Su padre, el poli, se levantó con aire sorprendido, miró a su alrededor, aún con la lata de cerveza en la mano, y a continuación se acercó a la valla.
—¡Hombre, Joakim! Bienvenido. Entra —saludó y abrió la verja con un gesto algo ampuloso que intentaba parecer natural—. Me alegro de verte.
¡Y una mierda! ¿Así que ahora te alegras? Has esperado veintidós años para alegrarte. La vieja y yo estábamos a una llamada telefónica de distancia, Joakim se resistió a utilizar palabras demasiado coloquiales.
—Entonces, es aquí donde vives —dijo con voz neutra.
—Sí, aquí vivo, pero solo por el momento. Se lo he subarrendado a un chico que trabaja en Estocolmo, quien a su vez se lo alquila en invierno a una señora mayor que acaba de mudarse a una residencia de ancianos, pero que no quiere desprenderse de su casa. La dama ha venido esta mañana a tomar un café conmigo. Ha aparecido de repente en taxi para comprobar cómo había resistido el invierno su íntimo amigo el teniente, que vive ahí en la esquina.
—¿No trabajas? —preguntó Joakim movido por la curiosidad.
—Me han dado un par de días libres, y luego ocuparé un nuevo puesto en el almacén de bicicletas —contestó Jesper con una risa seca mientras alzaba los ojos al cielo.

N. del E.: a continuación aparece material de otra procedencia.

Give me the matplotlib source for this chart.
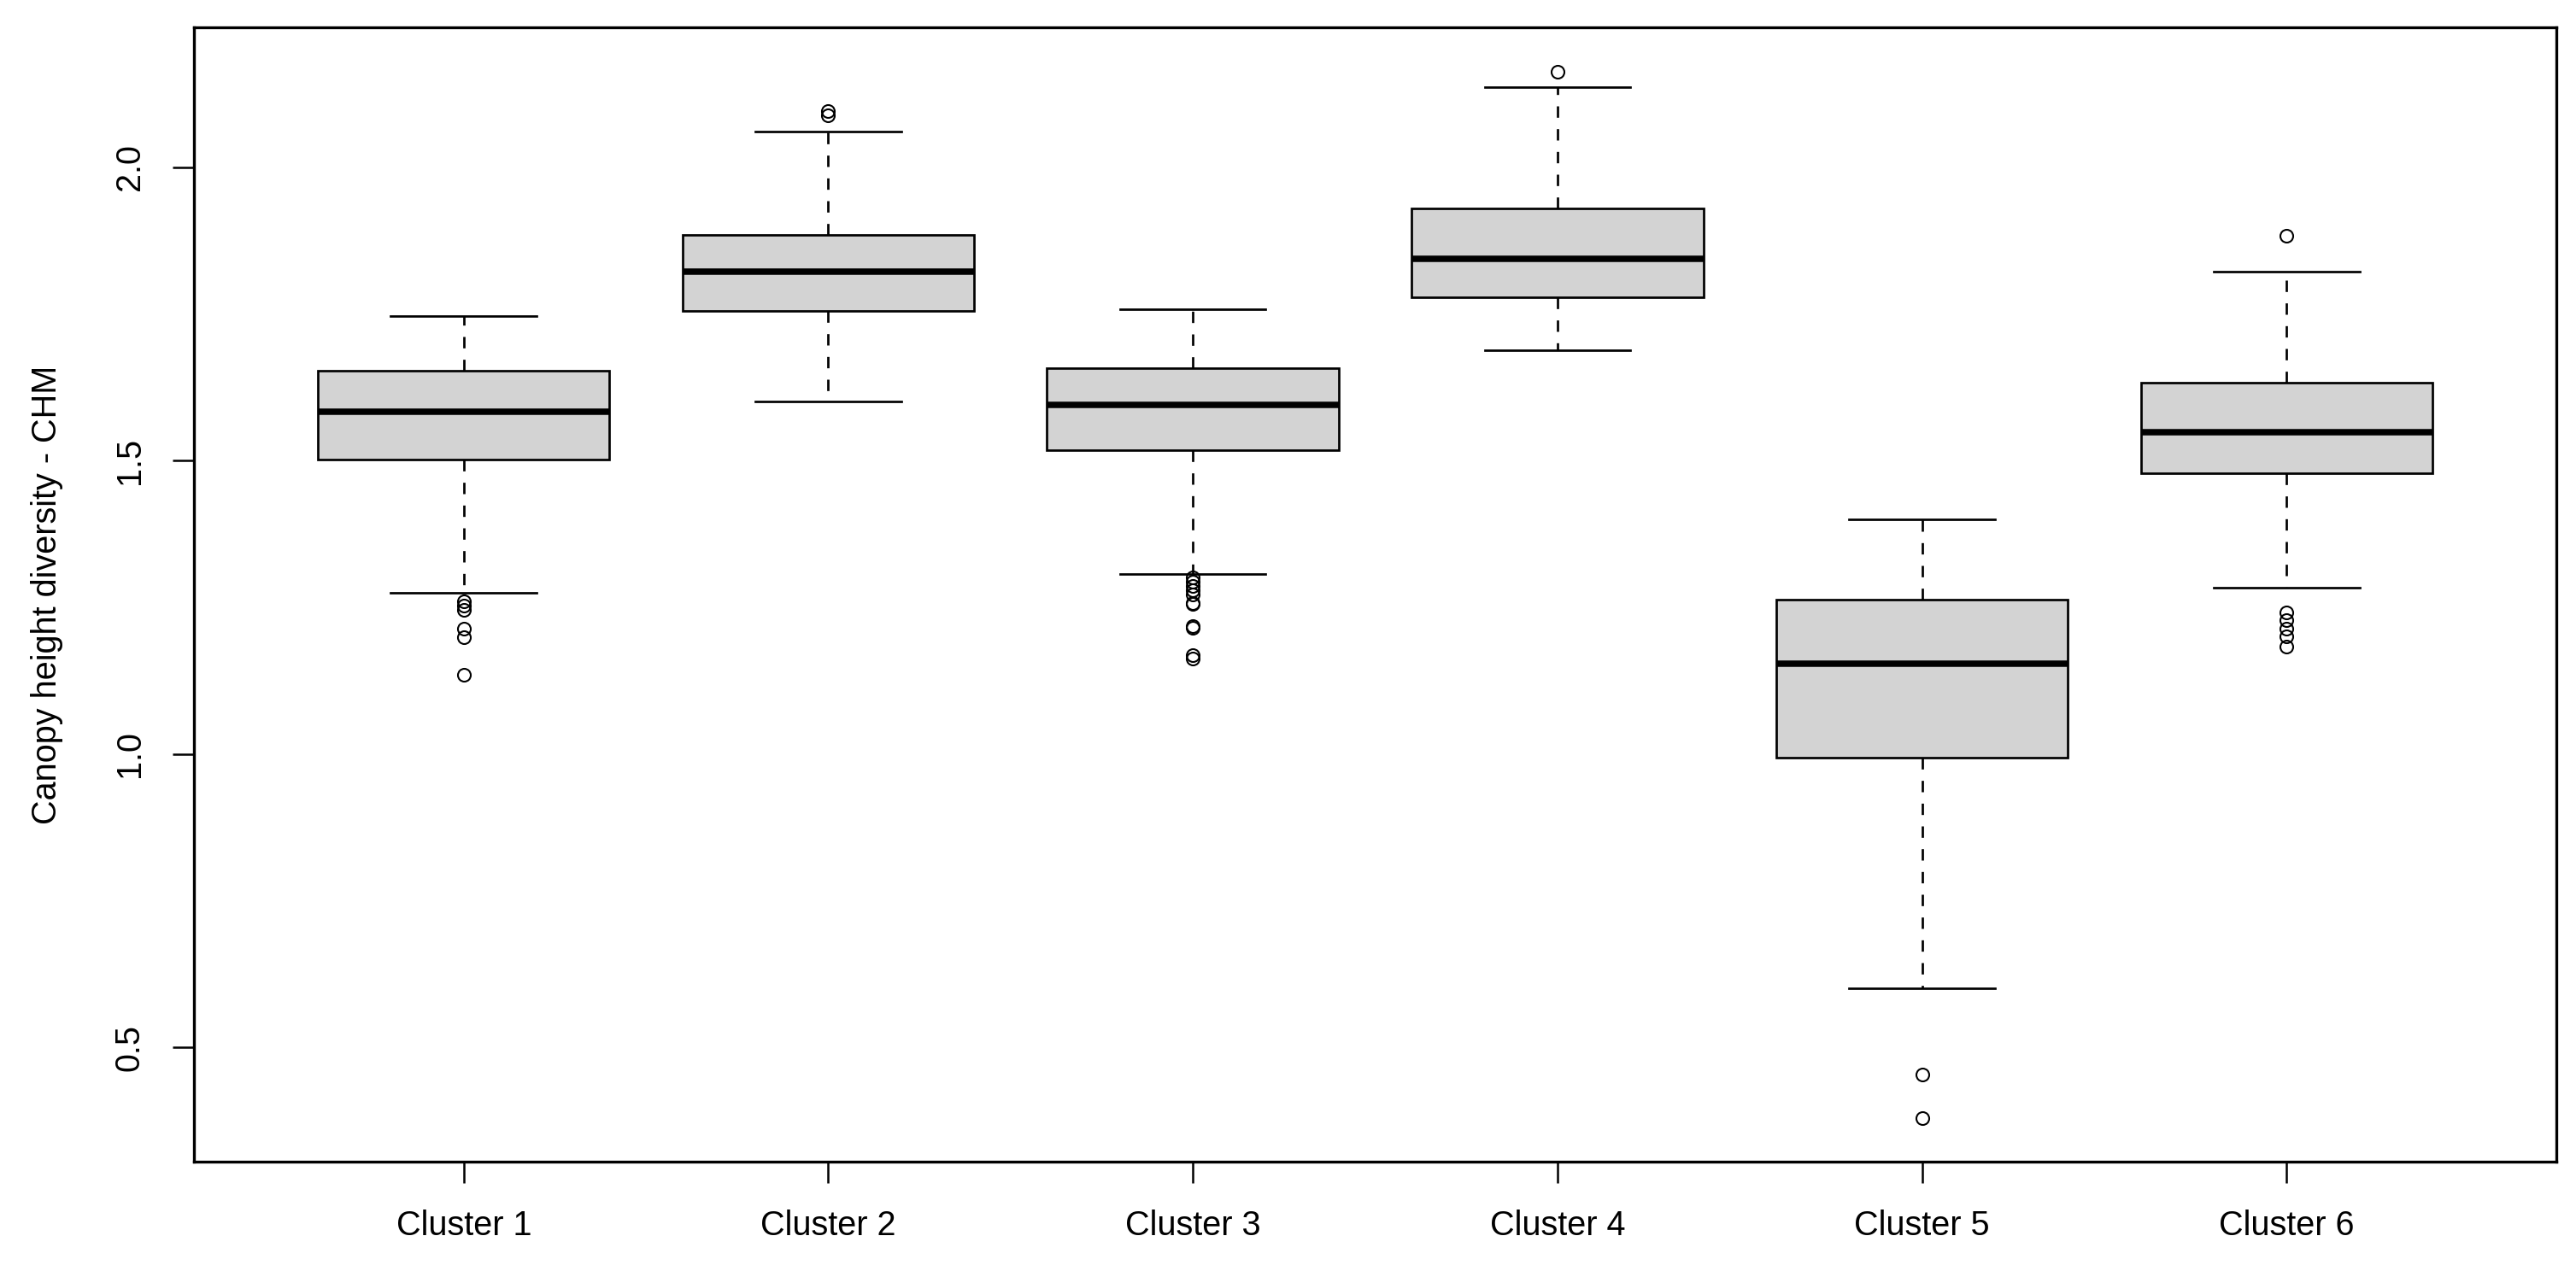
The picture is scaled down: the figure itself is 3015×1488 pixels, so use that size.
import matplotlib
matplotlib.use("Agg")
import matplotlib.pyplot as plt

plt.rcParams['font.family'] = ['Liberation Sans', 'DejaVu Sans']
plt.rcParams['lines.scale_dashes'] = False

categories = ["Cluster 1", "Cluster 2", "Cluster 3", "Cluster 4", "Cluster 5", "Cluster 6"]
whisker_low = [1.275, 1.601, 1.306, 1.688, 0.600, 1.283]
q1 = [1.501, 1.755, 1.517, 1.778, 0.994, 1.478]
medians = [1.583, 1.821, 1.595, 1.844, 1.154, 1.548]
q3 = [1.653, 1.884, 1.657, 1.930, 1.263, 1.633]
whisker_high = [1.746, 2.061, 1.758, 2.136, 1.399, 1.821]
outliers = [
    [1.260, 1.252, 1.245, 1.213, 1.199, 1.135],
    [2.095, 2.088],
    [1.300, 1.293, 1.286, 1.279, 1.272, 1.257, 1.255, 1.218, 1.215, 1.168, 1.163],
    [2.163],
    [0.453, 0.379],
    [1.883, 1.241, 1.228, 1.214, 1.200, 1.183],
]
y_ticks = [0.5, 1.0, 1.5, 2.0]
y_label = "Canopy height diversity - CHM"

stats = []
for i, name in enumerate(categories):
    stats.append(dict(label=name, whislo=whisker_low[i], q1=q1[i], med=medians[i],
                      q3=q3[i], whishi=whisker_high[i], fliers=outliers[i]))

fig = plt.figure(figsize=(3015 / 300, 1488 / 300), dpi=300)
ax = fig.add_axes([227 / 3015, 1 - 1360 / 1488, (2992 - 227) / 3015, (1360 - 32) / 1488])

lw = 0.65
ax.bxp(stats, positions=range(1, len(categories) + 1), widths=0.8, patch_artist=True,
       boxprops=dict(facecolor='#D3D3D3', edgecolor='black', linewidth=lw),
       medianprops=dict(color='black', linewidth=1.8, solid_capstyle='butt'),
       whiskerprops=dict(color='black', linewidth=lw, linestyle=(0, (3.2, 3.2))),
       capprops=dict(color='black', linewidth=lw),
       flierprops=dict(marker='o', markerfacecolor='none', markeredgecolor='black',
                       markersize=3.6, markeredgewidth=0.5, linestyle='none'),
       capwidths=0.4)

ax.set_xlim(0.26, 6.74)
ax.set_ylim(0.305, 2.238)
ax.set_yticks(y_ticks)
ax.set_yticklabels([f"{t:.1f}" for t in y_ticks], rotation=90, va='center')
ax.set_xticks(range(1, len(categories) + 1))
ax.set_xticklabels(categories)
ax.tick_params(axis='both', length=6, width=0.6, labelsize=9.5, pad=7.5, direction='out')
for s in ax.spines.values():
    s.set_linewidth(0.8)

ax.set_ylabel(y_label, fontsize=9.5)
ax.yaxis.set_label_coords(-0.0555, 0.5)

fig.savefig("out.png", dpi=300, facecolor='white')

—¿En el almacén de bicicletas? —repuso Joakim, francamente sorprendido—. ¡Enhorabuena! Entonces es que te han ascendido… ¿Qué puñetas has hecho para acabar ahí? ¿Has robado cigarrillos a los colegas o es que alguna puta yanqui te ha hecho un servicio especial?
—Eso es alto secreto. ¿Quieres una cerveza y media pizza? ¿Te gusta la Hawái?
—Yo como cualquier cosa. No tengo manías. ¿Qué parte de la pizza has mordido ya?
Joakim se dejó caer en una silla y cogió el cuchillo.
—Ninguna. No me ha dado tiempo. Si temes quedarte con hambre podemos preparar unos bocadillos calientes, pero te lo advierto: soy un desastre en la cocina. Por eso compro comida preparada casi todos los días. Para sobrevivir. La última vez que invité a cenar a mis compañeros la mayoría de ellos rechazaron amablemente la oferta. No son muchos los que han querido volver desde que organicé una barbacoa y tuvieron que acudir los bomberos, que, por cierto, también son colegas. La comida no era muy abundante, al menos la que no se quemó, aunque era comestible. En cambio, bebida no faltó, pero ya se sabe, si bebes con la barriga vacía… En fin, se armó una buena.
Joakim dio un generoso trago a la cerveza y observó a su padre de reojo. Hablaba demasiado rápido y era excesivamente jovial y adulador. Solo le faltaba decir: «Somos de la misma quinta y montamos juergas con los colegas». Quedaba fuera de lugar que empleara esa jerga con lo viejo que era. Jesper tiraba nerviosamente de la tela de sus pantalones cortos, como si le apretaran excesivamente los muslos. Una carcajada de Joakim habría ayudado a romper el hielo, pero no quería ponerle las cosas tan fáciles. En su lugar, adoptó una expresión seria y se puso a toquetear distraídamente su mitad de pizza, a pesar de que tenía un hambre de caballo. Joakim apartó los trozos de piña a un lado. Seguramente el viejo no tardaría en decir: «Si puedo hacer algo por ti, no tienes más que decírmelo». O tal vez reservara esa frase para el final, cuando no queda nada más que decir, con la esperanza de que su generosa oferta no fuera aceptada.
—Te trasladaron al almacén de bicicletas por ser mi padre, ¿verdad? —preguntó Joakim tras un momento de silencio.